Interpreting Your Z-Score
- Positive Z-score: Your raw score is above the population mean. A Z-score of +1 means your score is one standard deviation above the mean.
- Negative Z-score: Your raw score is below the population mean. A Z-score of -1 means your score is one standard deviation below the mean.
- Zero Z-score: Your raw score is exactly equal to the population mean. This indicates an average performance or value.
- Magnitude: The larger the absolute value of the Z-score (whether positive or negative), the further away your raw score is from the mean. A Z-score of +2.5 is further above the mean than a Z-score of +1.0.
Realistic Examples
Let's look at how Z-scores are applied in real-world scenarios:
Example 1: Comparing Test Performance
Imagine a student, Sarah, takes two different exams:
- Math Exam: Sarah scores 88. The class mean (μ) was 75, and the standard deviation (σ) was 10.
- English Exam: Sarah scores 72. The class mean (μ) was 60, and the standard deviation (σ) was 6.
Let's calculate her Z-scores:
- Math Z-score: Z = (88 – 75) / 10 = 13 / 10 = 1.3
- English Z-score: Z = (72 – 60) / 6 = 12 / 6 = 2.0
Interpretation: Although Sarah's raw score was higher in Math (88 vs 72), her English Z-score (2.0) is higher than her Math Z-score (1.3). This indicates that she performed relatively better in English compared to her classmates than she did in Math compared to her classmates. Her English score was 2 standard deviations above the mean, while her Math score was 1.3 standard deviations above the mean.
Example 2: Analyzing Product Defects
A manufacturing company tracks defects per batch. Over time, the average number of defects (μ) is 15, with a standard deviation (σ) of 3.
In a recent batch, they found 10 defects (X).
Z-score: Z = (10 – 15) / 3 = -5 / 3 = -1.67
Interpretation: A Z-score of -1.67 means this batch had 1.67 standard deviations fewer defects than the average. This is a positive outcome, indicating better-than-average quality for this particular batch.
Frequently Asked Questions (FAQs)
Q: What if the population standard deviation is zero?

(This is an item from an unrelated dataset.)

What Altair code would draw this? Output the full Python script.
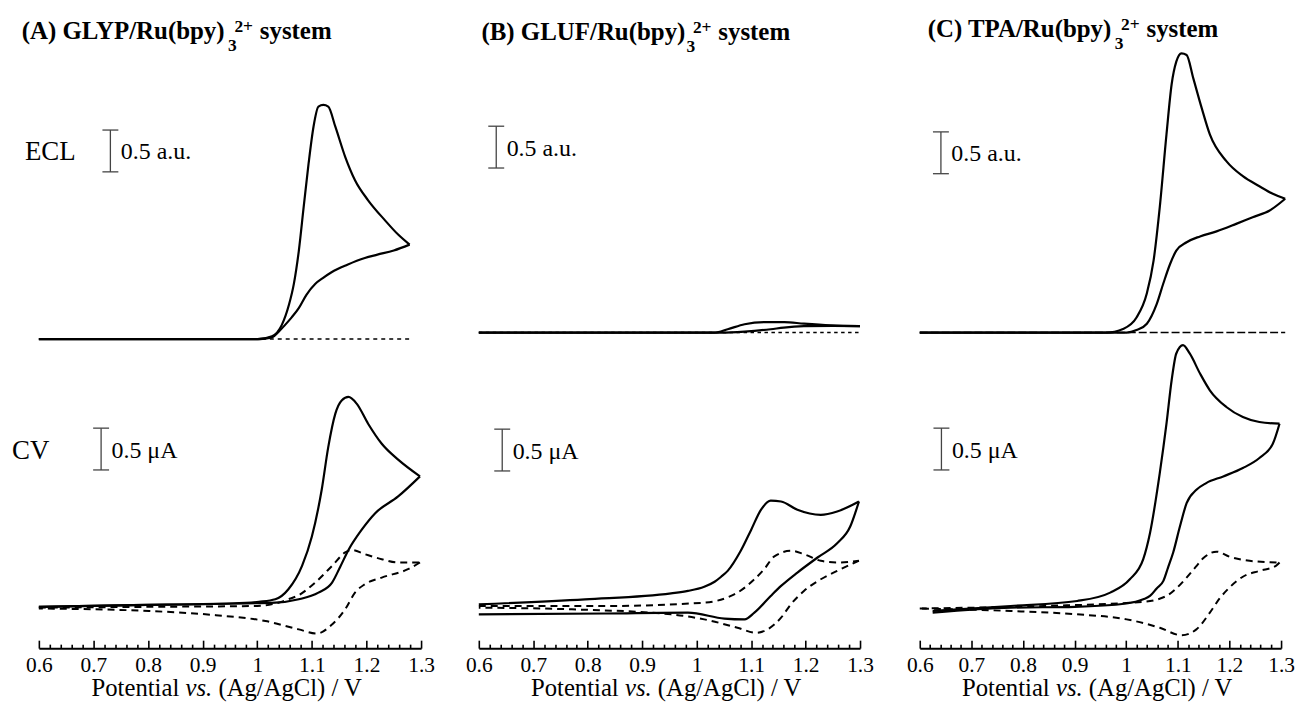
import altair as alt
import pandas as pd

FONT = "Liberation Serif"

# ---------------- axis ticks ----------------
TICKS_MAJOR = [0.6, 0.7, 0.8, 0.9, 1.0, 1.1, 1.2, 1.3]
TICKS_ALL = [0.6, 0.62, 0.64, 0.66, 0.68, 0.7, 0.72, 0.74, 0.76, 0.78,
             0.8, 0.82, 0.84, 0.86, 0.88, 0.9, 0.92, 0.94, 0.96, 0.98,
             1.0, 1.02, 1.04, 1.06, 1.08, 1.1, 1.12, 1.14, 1.16, 1.18,
             1.2, 1.22, 1.24, 1.26, 1.28, 1.3]

# ---------------- (A) GLYP ----------------
A_ECL_E = [0.6, 0.8, 1.0, 1.027, 1.045, 1.058, 1.067, 1.076, 1.085, 1.094, 1.103, 1.112, 1.121,
           1.13, 1.143, 1.161, 1.179, 1.203, 1.234, 1.258, 1.279,
           1.25, 1.22, 1.197, 1.165, 1.136, 1.12, 1.106, 1.09, 1.076, 1.063, 1.051, 1.038, 1.027,
           1.003, 0.8, 0.6]
A_ECL_I = [0, 0, 0, 0.035, 0.17, 0.41, 0.66, 1.05, 1.58, 2.10, 2.54, 2.78, 2.80,
           2.78, 2.54, 2.18, 1.90, 1.66, 1.42, 1.25, 1.13,
           1.06, 1.01, 0.97, 0.89, 0.80, 0.73, 0.66, 0.53, 0.37, 0.26, 0.17, 0.08, 0.02,
           0.0, 0, 0]
A_ECL_BLANK_E = [0.6, 1.28]
A_ECL_BLANK_I = [0, 0]
A_CV_E = [0.6, 0.772, 0.954, 1.003, 1.033, 1.057, 1.082, 1.1, 1.118, 1.13, 1.143, 1.155, 1.167,
          1.182, 1.203, 1.228, 1.258, 1.298,
          1.258, 1.216, 1.191, 1.167, 1.152, 1.137, 1.112, 1.076, 1.033, 0.954, 0.772, 0.6]
A_CV_I = [0.0, 0.02, 0.04, 0.06, 0.09, 0.21, 0.49, 0.84, 1.40, 1.91, 2.31, 2.47, 2.51,
          2.43, 2.19, 1.95, 1.76, 1.56,
          1.32, 1.12, 0.92, 0.68, 0.48, 0.29, 0.17, 0.09, 0.05, 0.04, 0.02, 0.0]
A_CV_BLANK_E = [0.6, 0.8, 1.0, 1.033, 1.057, 1.076, 1.106, 1.137, 1.161, 1.173, 1.197, 1.228,
                1.258, 1.298, 1.276, 1.228, 1.197, 1.179, 1.161, 1.137, 1.109, 1.076, 1.015,
                0.924, 0.802, 0.6]
A_CV_BLANK_I = [-0.01, 0.0, 0.01, 0.04, 0.09, 0.14, 0.29, 0.49, 0.65, 0.68, 0.63, 0.57,
                0.53, 0.53, 0.45, 0.35, 0.27, 0.17, -0.03, -0.21, -0.32, -0.27, -0.17,
                -0.10, -0.05, -0.02]

# ---------------- (B) GLUF ----------------
B_ECL_E = [0.6, 1.0, 1.033, 1.057, 1.088, 1.124, 1.161, 1.197, 1.246, 1.3,
           1.25, 1.197, 1.16, 1.136, 1.088, 1.045, 0.6]
B_ECL_I = [0, 0, 0.0, 0.04, 0.10, 0.125, 0.125, 0.106, 0.086, 0.078,
           0.08, 0.076, 0.06, 0.04, 0.012, 0.0, 0]
B_ECL_BLANK_E = [0.6, 1.3]
B_ECL_BLANK_I = [0, 0]
B_CV_E = [0.6, 0.795, 0.953, 0.984, 1.014, 1.033, 1.045, 1.057, 1.081, 1.1, 1.118, 1.136, 1.155,
          1.185, 1.228, 1.258, 1.298,
          1.282, 1.258, 1.222, 1.185, 1.155, 1.136, 1.106, 1.088, 1.051, 0.984, 0.832, 0.6]
B_CV_I = [0.03, 0.09, 0.16, 0.19, 0.24, 0.30, 0.36, 0.43, 0.67, 0.92, 1.16, 1.27, 1.26,
          1.16, 1.10, 1.14, 1.26,
          0.96, 0.76, 0.59, 0.41, 0.25, 0.13, -0.07, -0.15, -0.14, -0.07, -0.08, -0.09]
B_CV_BLANK_E = [0.6, 0.832, 1.014, 1.063, 1.075, 1.106, 1.124, 1.142, 1.173, 1.197, 1.228, 1.258,
                1.298, 1.258, 1.228, 1.197, 1.173, 1.155, 1.13, 1.109, 1.075, 1.014, 0.953,
                0.771, 0.6]
B_CV_BLANK_I = [0.01, 0.01, 0.05, 0.13, 0.17, 0.33, 0.45, 0.6, 0.67, 0.63, 0.55, 0.53,
                0.55, 0.43, 0.33, 0.19, 0.03, -0.13, -0.27, -0.31, -0.25, -0.15, -0.09,
                -0.03, -0.01]

# ---------------- (C) TPA ----------------
C_ECL_E = [0.6, 0.96, 0.995, 1.02, 1.04, 1.053, 1.065, 1.078, 1.088, 1.097, 1.107, 1.117, 1.13,
           1.146, 1.162, 1.194, 1.226, 1.258, 1.284, 1.308,
           1.278, 1.245, 1.213, 1.175, 1.143, 1.117, 1.097, 1.085, 1.072, 1.059, 1.04, 1.02,
           1.001, 0.6]
C_ECL_I = [0, 0, 0.047, 0.18, 0.47, 0.86, 1.50, 2.37, 2.97, 3.24, 3.34, 3.32, 3.04,
           2.69, 2.37, 2.05, 1.87, 1.75, 1.66, 1.60,
           1.46, 1.38, 1.30, 1.21, 1.15, 1.08, 0.98, 0.82, 0.59, 0.34, 0.106, 0.03,
           0, 0]
C_ECL_BLANK_E = [0.6, 1.308]
C_ECL_BLANK_I = [0, 0]
C_CV_E = [0.625, 0.776, 0.905, 0.969, 1.007, 1.033, 1.046, 1.065, 1.078, 1.088, 1.097, 1.11,
          1.123, 1.143, 1.162, 1.194, 1.226, 1.258, 1.297,
          1.284, 1.258, 1.226, 1.188, 1.155, 1.136, 1.117, 1.104, 1.091, 1.081, 1.072, 1.059,
          1.046, 1.033, 1.0, 0.9, 0.776, 0.625]
C_CV_I = [-0.05, 0.01, 0.07, 0.17, 0.33, 0.57, 0.88, 1.60, 2.19, 2.71, 3.03, 3.13,
          3.03, 2.79, 2.59, 2.39, 2.27, 2.21, 2.19,
          1.95, 1.78, 1.66, 1.56, 1.48, 1.40, 1.24, 0.96, 0.65, 0.47, 0.31, 0.22,
          0.13, 0.09, 0.04, 0.0, -0.01, -0.07]
C_CV_BLANK_E = [0.6, 0.84, 1.033, 1.078, 1.097, 1.117, 1.135, 1.149, 1.175, 1.2, 1.239, 1.297,
                1.29, 1.258, 1.226, 1.2, 1.181, 1.162, 1.136, 1.107, 1.065, 1.001, 0.905,
                0.776, 0.6]
C_CV_BLANK_I = [-0.02, 0.01, 0.06, 0.13, 0.22, 0.35, 0.48, 0.58, 0.66, 0.60, 0.55, 0.53,
                0.49, 0.43, 0.36, 0.23, 0.10, -0.07, -0.27, -0.34, -0.25, -0.15, -0.09,
                -0.05, -0.02]

# scale bars: potential position, bottom value, label
BAR_LABELS = ["0.5 a.u.", "0.5 \u03bcA"]
BAR_KINDS = ["ECL", "CV"]
A_BAR_E = [0.731, 0.714]
A_BAR_LO = [2.0, 1.637]
B_BAR_E = [0.632, 0.643]
B_BAR_LO = [1.968, 1.625]
C_BAR_E = [0.641, 0.642]
C_BAR_LO = [1.90, 1.637]
BAR_LEN = 0.5

# ---------------- layout ----------------
H = 604
YDOM = [-0.494, 6.696]
TITLE_FS = 25
SUB_FS = 17.5


def txt(t, x, y, size, weight="normal", style="normal", align="left"):
    return alt.Chart(pd.DataFrame({"k": [0]})).mark_text(
        text=t, font=FONT, fontSize=size, fontWeight=weight, fontStyle=style,
        align=align, baseline="alphabetic", color="black"
    ).encode(x=alt.value(x), y=alt.value(y))


def panel(W, ecl_off, curves, ecl_dash, bar_E, bar_lo, title, title_em, title_xy,
          left_ext, right_ext, side_labels=()):
    rows = []
    for name, kind, style, E, V in curves:
        k = max(range(len(E)), key=lambda j: E[j])  # turning point of the scan
        for part, idx in (("f", range(0, k + 1)), ("r", range(k, len(E)))):
            if len(idx) < 2:
                continue
            for n, j in enumerate(idx):
                rows.append({"E": E[j], "v": V[j], "kind": kind, "style": style,
                             "role": name, "series": name + "_" + part, "i": n})
    df = pd.DataFrame(rows)
    xs = alt.Scale(domain=[0.6, 1.3], nice=False, zero=False)
    ys = alt.Scale(domain=YDOM, nice=False, zero=False)
    base = alt.Chart(df).transform_calculate(
        yy=f"datum.kind == 'ECL' ? datum.v + {ecl_off} : datum.v"
    )

    label_axis = alt.Axis(orient="bottom", values=TICKS_MAJOR, format="~g", domain=True,
                          domainColor="black", domainWidth=2, ticks=False, tickSize=0,
                          labelFont=FONT, labelFontSize=21.5, labelColor="black", labelPadding=6,
                          labelFlush=False, labelOverlap=False, grid=False, title=None)
    tick_axis = alt.Axis(orient="top", offset=-H, values=TICKS_ALL, domain=False, labels=False,
                         ticks=True, tickColor="black", tickWidth=1.6,
                         tickSize={"condition": {"test": "abs(datum.value*10 - round(datum.value*10)) < 0.001",
                                                 "value": 8}, "value": 4},
                         grid=False, title=None)

    bounds = alt.Chart(pd.DataFrame({"k": [0]})).mark_rule(color="white", strokeWidth=1).encode(
        x=alt.value(left_ext), x2=alt.value(W + right_ext), y=alt.value(-35))

    ecl_blank = base.transform_filter("datum.role == 'ecl_blank'").mark_line(
        color="black", strokeWidth=1.5, strokeDash=ecl_dash).encode(
        x=alt.X("E:Q", scale=xs, axis=tick_axis),
        y=alt.Y("yy:Q", scale=ys, axis=None), detail="series:N", order="i:Q")
    cv_blank = base.transform_filter("datum.role == 'cv_blank'").mark_line(
        color="black", strokeWidth=2, strokeDash=[7, 5], interpolate="monotone").encode(
        x=alt.X("E:Q", axis=None), y=alt.Y("yy:Q", axis=None),
        detail="series:N", order="i:Q")
    solid = base.transform_filter("datum.style == 'solid'").mark_line(
        color="black", strokeWidth=2.2, interpolate="monotone").encode(
        x=alt.X("E:Q", axis=label_axis), y=alt.Y("yy:Q", axis=None),
        detail="series:N", order="i:Q")

    cap = 8 * 0.7 / W
    bdf = pd.DataFrame({"E": bar_E, "lo": bar_lo, "kind": BAR_KINDS, "label": BAR_LABELS})
    bb = alt.Chart(bdf).transform_calculate(
        lo2=f"(datum.kind == 'ECL' ? {ecl_off} : 0) + datum.lo",
        hi2=f"(datum.kind == 'ECL' ? {ecl_off} : 0) + datum.lo + {BAR_LEN}",
        mid=f"(datum.kind == 'ECL' ? {ecl_off} : 0) + datum.lo + {BAR_LEN / 2}",
        xl=f"datum.E - {cap}", xr=f"datum.E + {cap}")
    bar_v = bb.mark_rule(color="#444", strokeWidth=1.3).encode(
        x=alt.X("E:Q", axis=None), y=alt.Y("lo2:Q", axis=None), y2="hi2:Q")
    cap_lo = bb.mark_rule(color="#444", strokeWidth=1.3).encode(
        x=alt.X("xl:Q", axis=None), x2="xr:Q", y=alt.Y("lo2:Q", axis=None))
    cap_hi = bb.mark_rule(color="#444", strokeWidth=1.3).encode(
        x=alt.X("xl:Q", axis=None), x2="xr:Q", y=alt.Y("hi2:Q", axis=None))
    bar_t = bb.mark_text(align="left", baseline="alphabetic", dx=10.5, dy=8.5, font=FONT,
                         fontSize=24, color="black").encode(
        x=alt.X("E:Q", axis=None), y=alt.Y("mid:Q", axis=None), text="label:N")

    # title with subscript / superscript placed after the main text
    main, sub, sup, rest = title
    tx, ty = title_xy
    x1 = tx + title_em * TITLE_FS
    texts = [txt(main, tx, ty, TITLE_FS, weight="bold"),
             txt(sub, x1 + 1, ty + 12.5, SUB_FS, weight="bold"),
             txt(sup, x1 + 7.5, ty - 6.8, SUB_FS, weight="bold"),
             txt(rest, x1 + 33, ty, TITLE_FS, weight="bold")]

    # x-axis title with italic "vs."
    fs = 24.8
    w_pot, w_sp, w_vs, w_rest = 3.556 * fs, 0.25 * fs, 1.083 * fs, 5.833 * fs
    total = w_pot + w_sp + w_vs + w_sp + w_rest
    x0 = W / 2 - 3 - total / 2
    ay = 652
    texts += [txt("Potential", x0, ay, fs),
              txt("vs.", x0 + w_pot + w_sp, ay, fs, style="italic"),
              txt("(Ag/AgCl) / V", x0 + w_pot + w_sp + w_vs + w_sp, ay, fs)]
    for t, x, y in side_labels:
        texts.append(txt(t, x, y, 27))

    return alt.layer(bounds, ecl_blank, cv_blank, solid, bar_v, cap_lo, cap_hi, bar_t, *texts
                     ).resolve_axis(x="independent").properties(width=W, height=H)


def curves(ecl_E, ecl_I, eclb_E, eclb_I, cv_E, cv_I, cvb_E, cvb_I):
    return [("ecl", "ECL", "solid", ecl_E, ecl_I),
            ("ecl_blank", "ECL", "dash", eclb_E, eclb_I),
            ("cv", "CV", "solid", cv_E, cv_I),
            ("cv_blank", "CV", "dash", cvb_E, cvb_I)]


pA = panel(384, 3.202,
           curves(A_ECL_E, A_ECL_I, A_ECL_BLANK_E, A_ECL_BLANK_I, A_CV_E, A_CV_I,
                  A_CV_BLANK_E, A_CV_BLANK_I),
           [4, 4], A_BAR_E, A_BAR_LO,
           ("(A) GLYP/Ru(bpy)", "3", "2+", "system"), 8.25, (-17.3, -8),
           -28.5, 16.5,
           side_labels=[("ECL", -14, 113.3), ("CV", -27, 414.3)])

pB = panel(383, 3.28,
           curves(B_ECL_E, B_ECL_I, B_ECL_BLANK_E, B_ECL_BLANK_I, B_CV_E, B_CV_I,
                  B_CV_BLANK_E, B_CV_BLANK_I),
           [3.5, 3.5], B_BAR_E, B_BAR_LO,
           ("(B) GLUF/Ru(bpy)", "3", "2+", "system"), 8.195, (2.7, -7),
           -16.5, 16.5)

pC = panel(363, 3.28,
           curves(C_ECL_E, C_ECL_I, C_ECL_BLANK_E, C_ECL_BLANK_I, C_CV_E, C_CV_I,
                  C_CV_BLANK_E, C_CV_BLANK_I),
           [8, 3], C_BAR_E, C_BAR_LO,
           ("(C) TPA/Ru(bpy)", "3", "2+", "system"), 7.472, (8, -10),
           -16.5, 14)

inner = alt.hconcat(pA, pB, spacing=24)
chart = alt.hconcat(inner, pC, spacing=26).properties(
    padding={"left": 2, "top": 1.5, "right": 0, "bottom": 0},
    background="white"
).configure_view(stroke=None)

chart.save("out.html", embed_options={"renderer": "svg", "actions": False})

A: If the standard deviation is zero, it means all data points in the population are identical to the mean. In this case, if your raw score is also equal to the mean, the Z-score is 0. If your raw score is different from the mean, a Z-score cannot be calculated because it would involve division by zero, indicating an impossible scenario where a score exists outside a dataset with no variation.
Q: Can a Z-score be negative?
A: Yes, absolutely. A negative Z-score simply indicates that the raw score is below the population mean. For instance, a Z-score of -1.5 means the score is 1.5 standard deviations below the average.
Q: What is considered a "good" Z-score?
A: The interpretation of a "good" Z-score depends entirely on the context. In situations where higher values are desirable (like test scores or income), a high positive Z-score is good. In situations where lower values are desirable (like defect rates or response times), a high negative Z-score is good. A Z-score close to zero means the score is typical or average for that population.
Q: Is a Z-score the same as a percentile?
A: No, they are related but distinct concepts. A Z-score tells you how many standard deviations a score is from the mean. A percentile tells you the percentage of scores that fall below a given score. However, for data that follows a normal distribution, Z-scores can be converted into percentiles using a Z-table or statistical software, as there's a direct relationship between them in such distributions.